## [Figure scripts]
## BEGIN

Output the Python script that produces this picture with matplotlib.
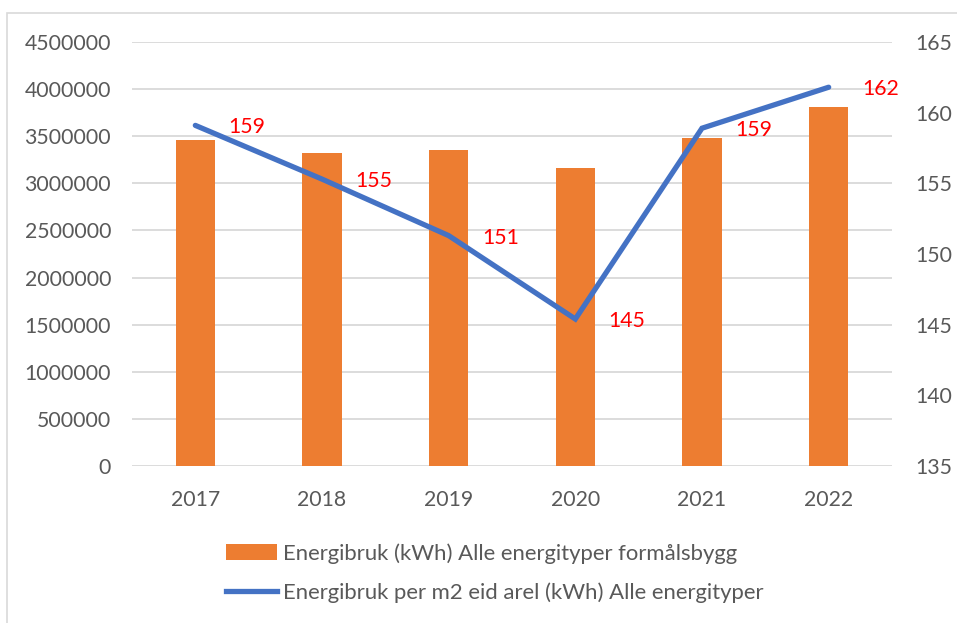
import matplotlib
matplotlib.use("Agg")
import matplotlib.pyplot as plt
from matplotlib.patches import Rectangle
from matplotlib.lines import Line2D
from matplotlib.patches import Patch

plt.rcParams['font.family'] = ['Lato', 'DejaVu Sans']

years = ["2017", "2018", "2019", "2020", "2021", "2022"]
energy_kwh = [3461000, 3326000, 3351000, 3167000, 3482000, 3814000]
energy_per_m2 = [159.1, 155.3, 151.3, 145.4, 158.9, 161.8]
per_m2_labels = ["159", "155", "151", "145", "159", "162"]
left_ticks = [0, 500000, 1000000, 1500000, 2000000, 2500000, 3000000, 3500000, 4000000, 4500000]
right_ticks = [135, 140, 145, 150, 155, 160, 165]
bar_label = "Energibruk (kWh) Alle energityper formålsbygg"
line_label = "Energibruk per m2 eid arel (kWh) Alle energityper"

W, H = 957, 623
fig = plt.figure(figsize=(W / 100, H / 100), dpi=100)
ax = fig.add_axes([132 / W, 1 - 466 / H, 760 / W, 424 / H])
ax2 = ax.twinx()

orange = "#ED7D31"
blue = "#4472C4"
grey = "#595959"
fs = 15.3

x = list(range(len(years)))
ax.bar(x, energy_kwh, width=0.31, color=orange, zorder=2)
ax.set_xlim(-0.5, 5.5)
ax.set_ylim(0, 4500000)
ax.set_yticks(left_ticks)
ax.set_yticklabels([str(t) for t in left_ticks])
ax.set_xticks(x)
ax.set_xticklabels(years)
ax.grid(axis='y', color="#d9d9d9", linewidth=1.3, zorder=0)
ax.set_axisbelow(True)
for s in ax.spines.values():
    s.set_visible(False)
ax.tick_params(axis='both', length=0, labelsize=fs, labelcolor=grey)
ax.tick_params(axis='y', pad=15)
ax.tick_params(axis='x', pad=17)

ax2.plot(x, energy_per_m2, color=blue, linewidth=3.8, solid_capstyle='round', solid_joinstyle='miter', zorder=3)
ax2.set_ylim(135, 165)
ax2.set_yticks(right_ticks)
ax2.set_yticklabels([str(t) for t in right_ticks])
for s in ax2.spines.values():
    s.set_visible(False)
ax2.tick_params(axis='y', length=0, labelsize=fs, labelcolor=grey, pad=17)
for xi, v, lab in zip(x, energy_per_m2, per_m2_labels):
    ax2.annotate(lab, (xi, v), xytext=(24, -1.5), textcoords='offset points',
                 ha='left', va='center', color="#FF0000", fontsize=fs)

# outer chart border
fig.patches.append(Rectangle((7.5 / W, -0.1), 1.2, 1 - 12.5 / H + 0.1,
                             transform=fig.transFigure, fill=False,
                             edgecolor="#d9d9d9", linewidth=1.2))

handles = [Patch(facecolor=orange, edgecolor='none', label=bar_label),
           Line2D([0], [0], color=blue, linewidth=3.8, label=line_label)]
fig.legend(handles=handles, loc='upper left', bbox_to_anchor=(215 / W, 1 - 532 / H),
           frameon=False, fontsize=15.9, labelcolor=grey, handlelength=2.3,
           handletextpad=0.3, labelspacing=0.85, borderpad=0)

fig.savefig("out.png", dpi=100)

## END
## BEGIN

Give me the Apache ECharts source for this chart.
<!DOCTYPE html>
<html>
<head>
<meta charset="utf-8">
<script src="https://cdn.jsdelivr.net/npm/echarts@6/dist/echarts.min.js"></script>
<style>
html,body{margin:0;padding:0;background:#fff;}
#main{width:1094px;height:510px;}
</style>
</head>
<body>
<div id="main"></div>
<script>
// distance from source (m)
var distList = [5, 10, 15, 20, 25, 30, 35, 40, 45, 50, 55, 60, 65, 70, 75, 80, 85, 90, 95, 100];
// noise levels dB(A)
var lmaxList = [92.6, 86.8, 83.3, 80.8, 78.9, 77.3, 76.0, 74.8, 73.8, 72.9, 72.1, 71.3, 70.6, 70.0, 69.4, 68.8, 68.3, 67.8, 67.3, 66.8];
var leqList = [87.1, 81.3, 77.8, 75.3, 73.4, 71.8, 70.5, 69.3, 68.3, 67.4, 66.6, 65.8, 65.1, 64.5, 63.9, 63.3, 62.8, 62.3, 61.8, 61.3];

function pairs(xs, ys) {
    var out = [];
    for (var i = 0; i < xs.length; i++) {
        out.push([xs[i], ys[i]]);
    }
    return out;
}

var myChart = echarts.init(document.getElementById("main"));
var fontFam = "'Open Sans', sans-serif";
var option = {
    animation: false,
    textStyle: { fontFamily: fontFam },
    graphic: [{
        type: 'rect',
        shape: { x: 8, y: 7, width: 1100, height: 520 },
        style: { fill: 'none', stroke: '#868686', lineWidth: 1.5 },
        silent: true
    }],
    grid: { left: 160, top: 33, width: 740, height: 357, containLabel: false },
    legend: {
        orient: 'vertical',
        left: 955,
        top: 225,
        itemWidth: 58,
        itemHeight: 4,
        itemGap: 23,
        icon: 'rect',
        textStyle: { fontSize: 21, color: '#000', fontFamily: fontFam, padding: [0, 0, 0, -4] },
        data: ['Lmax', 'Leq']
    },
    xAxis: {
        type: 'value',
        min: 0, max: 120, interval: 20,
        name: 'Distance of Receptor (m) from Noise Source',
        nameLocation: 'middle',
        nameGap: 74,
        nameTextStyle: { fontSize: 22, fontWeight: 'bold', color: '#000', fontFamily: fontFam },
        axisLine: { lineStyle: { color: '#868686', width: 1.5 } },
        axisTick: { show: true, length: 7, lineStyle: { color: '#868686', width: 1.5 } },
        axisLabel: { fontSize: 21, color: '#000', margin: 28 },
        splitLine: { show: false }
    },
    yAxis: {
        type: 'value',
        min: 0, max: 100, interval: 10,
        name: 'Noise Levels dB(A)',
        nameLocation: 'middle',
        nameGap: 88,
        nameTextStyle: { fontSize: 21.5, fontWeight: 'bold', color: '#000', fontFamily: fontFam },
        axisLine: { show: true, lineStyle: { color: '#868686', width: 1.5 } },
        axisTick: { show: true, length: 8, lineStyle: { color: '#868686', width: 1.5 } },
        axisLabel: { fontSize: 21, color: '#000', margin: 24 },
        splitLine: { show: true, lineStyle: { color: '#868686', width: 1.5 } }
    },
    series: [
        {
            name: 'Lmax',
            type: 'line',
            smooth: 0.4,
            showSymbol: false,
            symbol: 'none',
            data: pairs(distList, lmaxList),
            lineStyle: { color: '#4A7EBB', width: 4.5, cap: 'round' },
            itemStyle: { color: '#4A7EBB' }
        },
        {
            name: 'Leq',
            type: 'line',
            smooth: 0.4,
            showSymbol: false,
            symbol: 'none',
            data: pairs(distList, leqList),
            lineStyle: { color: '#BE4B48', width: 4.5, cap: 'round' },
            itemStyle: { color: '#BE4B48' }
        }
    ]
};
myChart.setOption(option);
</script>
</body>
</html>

## END

## [WHAT THE EXERCISE ASKS]
Your task is to transcribe exactly the lines starting at the line that contains "Output the Python" and ending at the line that contains "ax.tick_params(axis='x', pad=17)", both included. Leave out the pictures.

## [OUTPUT FOR THIS EXERCISE]
Output the Python script that produces this picture with matplotlib.
import matplotlib
matplotlib.use("Agg")
import matplotlib.pyplot as plt
from matplotlib.patches import Rectangle
from matplotlib.lines import Line2D
from matplotlib.patches import Patch

plt.rcParams['font.family'] = ['Lato', 'DejaVu Sans']

years = ["2017", "2018", "2019", "2020", "2021", "2022"]
energy_kwh = [3461000, 3326000, 3351000, 3167000, 3482000, 3814000]
energy_per_m2 = [159.1, 155.3, 151.3, 145.4, 158.9, 161.8]
per_m2_labels = ["159", "155", "151", "145", "159", "162"]
left_ticks = [0, 500000, 1000000, 1500000, 2000000, 2500000, 3000000, 3500000, 4000000, 4500000]
right_ticks = [135, 140, 145, 150, 155, 160, 165]
bar_label = "Energibruk (kWh) Alle energityper formålsbygg"
line_label = "Energibruk per m2 eid arel (kWh) Alle energityper"

W, H = 957, 623
fig = plt.figure(figsize=(W / 100, H / 100), dpi=100)
ax = fig.add_axes([132 / W, 1 - 466 / H, 760 / W, 424 / H])
ax2 = ax.twinx()

orange = "#ED7D31"
blue = "#4472C4"
grey = "#595959"
fs = 15.3

x = list(range(len(years)))
ax.bar(x, energy_kwh, width=0.31, color=orange, zorder=2)
ax.set_xlim(-0.5, 5.5)
ax.set_ylim(0, 4500000)
ax.set_yticks(left_ticks)
ax.set_yticklabels([str(t) for t in left_ticks])
ax.set_xticks(x)
ax.set_xticklabels(years)
ax.grid(axis='y', color="#d9d9d9", linewidth=1.3, zorder=0)
ax.set_axisbelow(True)
for s in ax.spines.values():
    s.set_visible(False)
ax.tick_params(axis='both', length=0, labelsize=fs, labelcolor=grey)
ax.tick_params(axis='y', pad=15)
ax.tick_params(axis='x', pad=17)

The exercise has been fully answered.